People need to realise that if you are actually talking to a musician who does this for a living, and you say that, you’re not just paying for them to stand there for thirty minutes – you’re paying for years of music lessons and practice time and equipment and travel expenses and accommodation…, to print CDs and… set up a website”.

It is worth taking this list in. It is worth pausing to reflect on what actually goes into enabling her to follow her dream and do what she is doing right now.

There was a point last year where, to pay for the EP and the tour and the vinyl… I had six jobs at the same time and I worked triple shifts. I worked a morning shift (from 5am ‘til 2pm). I worked an afternoon shift (from 3pm ‘til 6pm). And an evening shift (from 7pm ‘til 1am)…. I did it all in one month because it’s the only time I had off, and I knew if I didn’t do that I wouldn’t be able to afford to do this.”
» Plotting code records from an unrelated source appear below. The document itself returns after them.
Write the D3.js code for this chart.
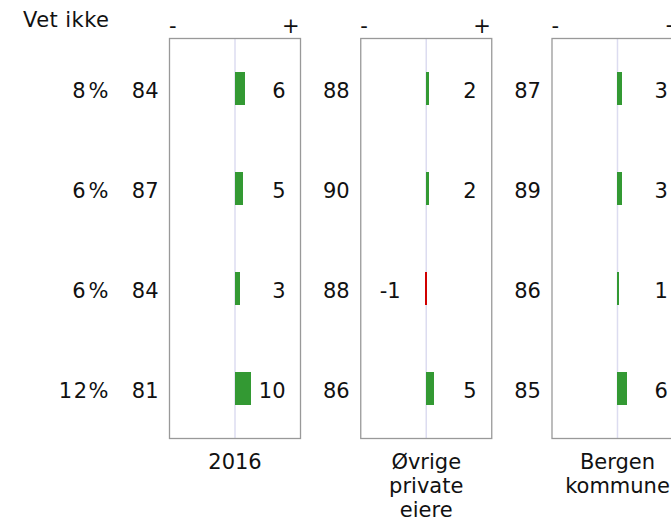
<!DOCTYPE html>
<html>
<head>
<meta charset="utf-8">
<script src="https://cdn.jsdelivr.net/npm/d3@7"></script>
<style>
  html, body { margin: 0; padding: 0; background: #fff; }
  svg { display: block; }
  text { font-family: "DejaVu Sans", Verdana, sans-serif; font-size: 21px; fill: #111; }
</style>
</head>
<body>
<script>
// ---- data ----
const groups = ["2016", "Øvrige private eiere", "Bergen kommune"];
const groupLabelLines = [["2016"], ["Øvrige", "private", "eiere"], ["Bergen", "kommune"]];
const rows = ["1", "2", "3", "4"];
const vetIkke = ["8%", "6%", "6%", "12%"];
const base2016 = [84, 87, 84, 81];
const change2016 = [6, 5, 3, 10];
const baseOvrige = [88, 90, 88, 86];
const changeOvrige = [2, 2, -1, 5];
const baseBergen = [87, 89, 86, 85];
const changeBergen = [3, 3, 1, 6];
const headerLabel = "Vet ikke";
const minusLabel = "-";
const plusLabel = "+";

const panelData = [
  { group: groups[0], lines: groupLabelLines[0], base: base2016, change: change2016 },
  { group: groups[1], lines: groupLabelLines[1], base: baseOvrige, change: changeOvrige },
  { group: groups[2], lines: groupLabelLines[2], base: baseBergen, change: changeBergen }
];

// ---- layout ----
const W = 671, H = 521;
const plotTop = 38.5, plotBottom = 438.5;
const svg = d3.select("body").append("svg").attr("width", W).attr("height", H);

const xPanel = d3.scaleBand().domain(groups).range([169.5, 683]).paddingInner(0.315).paddingOuter(0);
const y = d3.scalePoint().domain(rows).range([plotTop, plotBottom]).padding(0.5);
const step = y.step();
const barH = step / 3;
const x = d3.scaleLinear().domain([-41, 41]).range([0, xPanel.bandwidth()]);

const green = "#339933", red = "#d00000";

// header
svg.append("text").attr("x", 109).attr("y", 27).attr("text-anchor", "end")
  .attr("textLength", 86).attr("lengthAdjust", "spacing").text(headerLabel);

// Vet ikke column
svg.selectAll("text.vet").data(rows).join("text").attr("class", "vet")
  .attr("x", 108.5).attr("y", (d) => y(d) + 9.3).attr("text-anchor", "end")
  .text((d, i) => vetIkke[i])
  .each(function () {
    const len = this.getComputedTextLength();
    d3.select(this).attr("textLength", len + 3).attr("lengthAdjust", "spacing");
  });

panelData.forEach((p) => {
  const px = xPanel(p.group);
  const g = svg.append("g").attr("transform", `translate(${px},0)`);
  const bw = xPanel.bandwidth();

  // zero line
  g.append("line").attr("x1", x(0)).attr("x2", x(0)).attr("y1", plotTop).attr("y2", plotBottom)
    .attr("stroke", "#dcdcf0").attr("stroke-width", 1.5);

  // box
  g.append("rect").attr("x", 0).attr("y", plotTop).attr("width", bw).attr("height", plotBottom - plotTop)
    .attr("fill", "none").attr("stroke", "#999").attr("stroke-width", 1.3);

  // - / + labels
  g.append("text").attr("x", -0.5).attr("y", 33).text(minusLabel);
  g.append("text").attr("x", bw - 1).attr("y", 33).attr("text-anchor", "end").text(plusLabel);

  // bars
  g.selectAll("rect.bar").data(rows).join("rect").attr("class", "bar")
    .attr("x", (d, i) => x(Math.min(0, p.change[i])))
    .attr("width", (d, i) => Math.max(2, Math.abs(x(p.change[i]) - x(0))))
    .attr("y", (d) => y(d) - barH / 2)
    .attr("height", barH)
    .attr("shape-rendering", "crispEdges")
    .attr("fill", (d, i) => p.change[i] < 0 ? red : green);

  // change labels
  g.selectAll("text.chg").data(rows).join("text").attr("class", "chg")
    .attr("x", (d, i) => p.change[i] < 0 ? 19 : bw - 15)
    .attr("text-anchor", (d, i) => p.change[i] < 0 ? "start" : "end")
    .attr("y", (d) => y(d) + 9.3)
    .text((d, i) => p.change[i]);

  // base labels (left of panel)
  g.selectAll("text.base").data(rows).join("text").attr("class", "base")
    .attr("x", -11).attr("text-anchor", "end")
    .attr("y", (d) => y(d) + 9.3)
    .text((d, i) => p.base[i]);

  // group label
  const lbl = g.append("text").attr("text-anchor", "middle");
  p.lines.forEach((ln, k) => {
    lbl.append("tspan").attr("x", bw / 2).attr("y", 469 + k * 24).text(ln);
  });
});
</script>
</body>
</html>
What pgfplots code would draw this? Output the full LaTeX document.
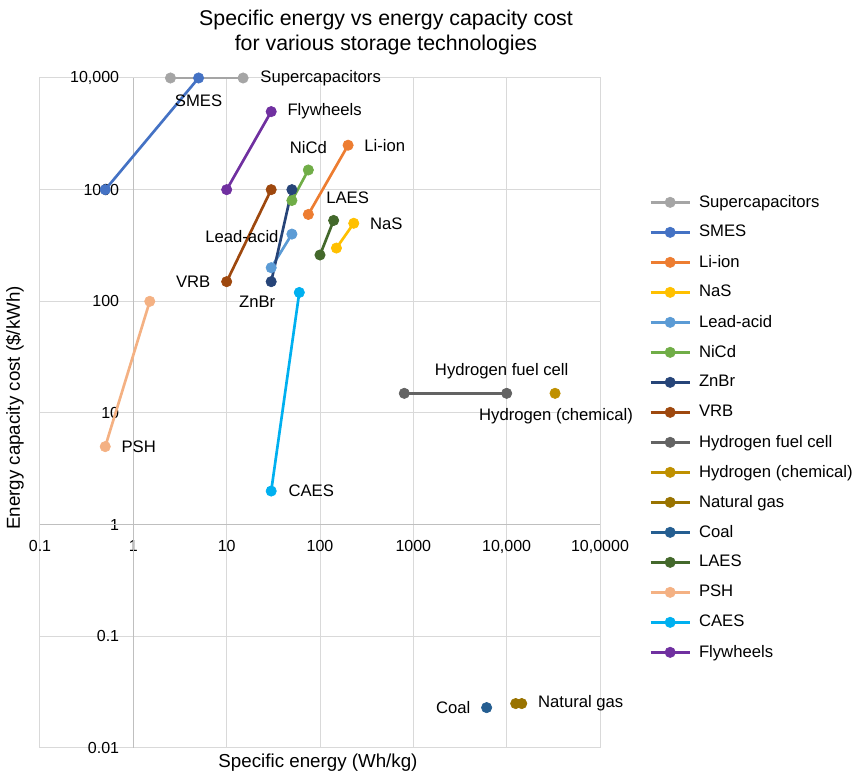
\documentclass[border=0pt]{standalone}
\usepackage{fontspec}
\setmainfont{Liberation Sans}
\usepackage{pgfplots}
\pgfplotsset{compat=1.18}

% series colours
\definecolor{cSuper}{HTML}{A5A5A5}
\definecolor{cSMES}{HTML}{4472C4}
\definecolor{cLiion}{HTML}{ED7D31}
\definecolor{cNaS}{HTML}{FFC000}
\definecolor{cLead}{HTML}{5B9BD5}
\definecolor{cNiCd}{HTML}{70AD47}
\definecolor{cZnBr}{HTML}{264478}
\definecolor{cVRB}{HTML}{9E480E}
\definecolor{cHfc}{HTML}{636363}
\definecolor{cHchem}{HTML}{BF9000}
\definecolor{cGas}{HTML}{997300}
\definecolor{cCoal}{HTML}{255E91}
\definecolor{cLAES}{HTML}{43682B}
\definecolor{cPSH}{HTML}{F4B183}
\definecolor{cCAES}{HTML}{00B0F0}
\definecolor{cFly}{HTML}{7030A0}
\definecolor{gridgray}{HTML}{D9D9D9}
\definecolor{axisgray}{HTML}{BFBFBF}

\tikzset{lbl/.style={inner sep=0pt, font=\fontsize{10}{12}\selectfont, text=black}}

\begin{document}
\begin{tikzpicture}
\useasboundingbox (-24pt,-18.6pt) rectangle (492pt,448.8pt);
\begin{axis}[
  scale only axis, width=336pt, height=402pt,
  xmode=log, ymode=log,
  xmin=0.1, xmax=100000, ymin=0.01, ymax=10000,
  xtick={0.1,1,10,100,1000,10000,100000},
  xticklabels={0.1,1,10,100,1000,{10,000},{10,0000}},
  ytick={0.01,0.1,1,10,100,1000,10000},
  yticklabels={0.01,0.1,1,10,100,1000,{10,000}},
  xminorticks=false, yminorticks=false,
  major tick length=0pt, minor tick length=0pt,
  grid=major,
  major grid style={draw=gridgray, line width=0.6pt},
  axis line style={draw=gridgray, line width=0.6pt},
  extra x ticks={1}, extra x tick labels={},
  extra x tick style={major grid style={draw=axisgray, line width=0.6pt}},
  extra y ticks={1}, extra y tick labels={},
  extra y tick style={major grid style={draw=axisgray, line width=0.6pt}},
  xticklabel style={yshift=128pt, font=\fontsize{9.6}{11}\selectfont, text=black},
  yticklabel style={xshift=51pt, font=\fontsize{9.6}{11}\selectfont, text=black},
  clip=false,
  every axis plot/.append style={line width=1.6pt, mark=*, mark size=3.1pt,
    mark options={solid, line width=0.4pt}},
  legend style={at={(1.0875,0.8373)}, anchor=north west, draw=none, fill=none,
    inner sep=0pt, font=\fontsize{10}{12}\selectfont, row sep=0pt, column sep=4.8pt,
    nodes={inner sep=0pt, minimum height=18pt}},
  legend cell align=left,
  legend image code/.code={\draw[mark repeat=2,mark phase=2,#1] plot coordinates {(0pt,0pt) (11.7pt,0pt) (23.4pt,0pt)};},
]
\addplot[color=cSuper] coordinates {(2.5,10000) (15,10000)};
\addlegendentry{Supercapacitors}
\addplot[color=cSMES] coordinates {(0.5,1000) (5,10000)};
\addlegendentry{SMES}
\addplot[color=cLiion] coordinates {(75,600) (200,2500)};
\addlegendentry{Li-ion}
\addplot[color=cNaS] coordinates {(150,300) (230,500)};
\addlegendentry{NaS}
\addplot[color=cLead] coordinates {(30,200) (50,400)};
\addlegendentry{Lead-acid}
\addplot[color=cNiCd] coordinates {(50,800) (75,1500)};
\addlegendentry{NiCd}
\addplot[color=cZnBr] coordinates {(30,150) (50,1000)};
\addlegendentry{ZnBr}
\addplot[color=cVRB] coordinates {(10,150) (30,1000)};
\addlegendentry{VRB}
\addplot[color=cHfc] coordinates {(800,15) (10000,15)};
\addlegendentry{Hydrogen fuel cell}
\addplot[color=cHchem] coordinates {(33000,15)};
\addlegendentry{Hydrogen (chemical)}
\addplot[color=cGas] coordinates {(12500,0.025) (14500,0.025)};
\addlegendentry{Natural gas}
\addplot[color=cCoal] coordinates {(6100,0.023)};
\addlegendentry{Coal}
\addplot[color=cLAES] coordinates {(100,260) (140,530)};
\addlegendentry{LAES}
\addplot[color=cPSH] coordinates {(0.5,5) (1.5,100)};
\addlegendentry{PSH}
\addplot[color=cCAES] coordinates {(30,2) (60,120)};
\addlegendentry{CAES}
\addplot[color=cFly] coordinates {(10,1000) (30,5000)};
\addlegendentry{Flywheels}

% point labels
\node[lbl, anchor=west, xshift=10.2pt] at (axis cs:15,10000) {Supercapacitors};
\node[lbl, yshift=-13.8pt] at (axis cs:5,10000) {SMES};
\node[lbl, anchor=west, xshift=9.6pt] at (axis cs:30,5000) {Flywheels};
\node[lbl, anchor=west, xshift=9.6pt] at (axis cs:200,2500) {Li-ion};
\node[lbl, yshift=13.2pt] at (axis cs:75,1500) {NiCd};
\node[lbl, xshift=8.4pt, yshift=13.8pt] at (axis cs:140,530) {LAES};
\node[lbl, anchor=west, xshift=9.6pt] at (axis cs:230,500) {NaS};
\node[lbl, xshift=-30pt, yshift=-1.2pt] at (axis cs:50,400) {Lead-acid};
\node[lbl, anchor=east, xshift=-9.6pt] at (axis cs:10,150) {VRB};
\node[lbl, xshift=-8.4pt, yshift=-12pt] at (axis cs:30,150) {ZnBr};
\node[lbl, anchor=west, xshift=9.6pt] at (axis cs:0.5,5) {PSH};
\node[lbl, anchor=west, xshift=10.2pt] at (axis cs:30,2) {CAES};
\node[lbl, xshift=-3pt, yshift=13.2pt] at (axis cs:10000,15) {Hydrogen fuel cell};
\node[lbl, xshift=0.6pt, yshift=-13.8pt] at (axis cs:33000,15) {Hydrogen (chemical)};
\node[lbl, anchor=east, xshift=-9.6pt] at (axis cs:6100,0.023) {Coal};
\node[lbl, anchor=west, xshift=9.6pt] at (axis cs:14500,0.025) {Natural gas};
\end{axis}

% title and axis titles
\node[font=\fontsize{12.8}{15}\selectfont, align=center, text=black] at (207.6pt,429.3pt)
  {Specific energy vs energy capacity cost\\for various storage technologies};
\node[font=\fontsize{11.25}{13}\selectfont, text=black] at (166.8pt,-9pt) {Specific energy (Wh/kg)};
\node[font=\fontsize{11.25}{13}\selectfont, text=black, rotate=90] at (-15pt,204pt) {Energy capacity cost (\$/kWh)};
\end{tikzpicture}
\end{document}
To help offset some of the cost of the EP, Katy turned to Pledge Music, the online music platform that has now gone bankrupt. Because of the way Pledge works, she explains, they only got half the money pledged by fans when the project hit 100%. They were due to get the rest once the orders had been fulfilled. Given its current, precarious status on the market, there is no guarantee that they will get the rest of the money – money, of course, that they have already spent in the belief that they would get it back.

Despite the very real possibility that Pledge Music may leave her in some serious debt, she remains convinced that, if run correctly, the platform can be an amazing tool for artists and play a very important part in the music industry. It is this calm and thoughtful temperament that I most admire about Katy Hurt. She is able to weigh everything up, assess the arguments on either side, take into account different perspectives, and acknowledge that taking things to the extreme is, on the whole, incredibly unhelpful. Such people are very few and far between. They are often unassuming. She may not be in the UK country music limelight. But don’t doubt that Katy Hurt is a major force in its continual rise.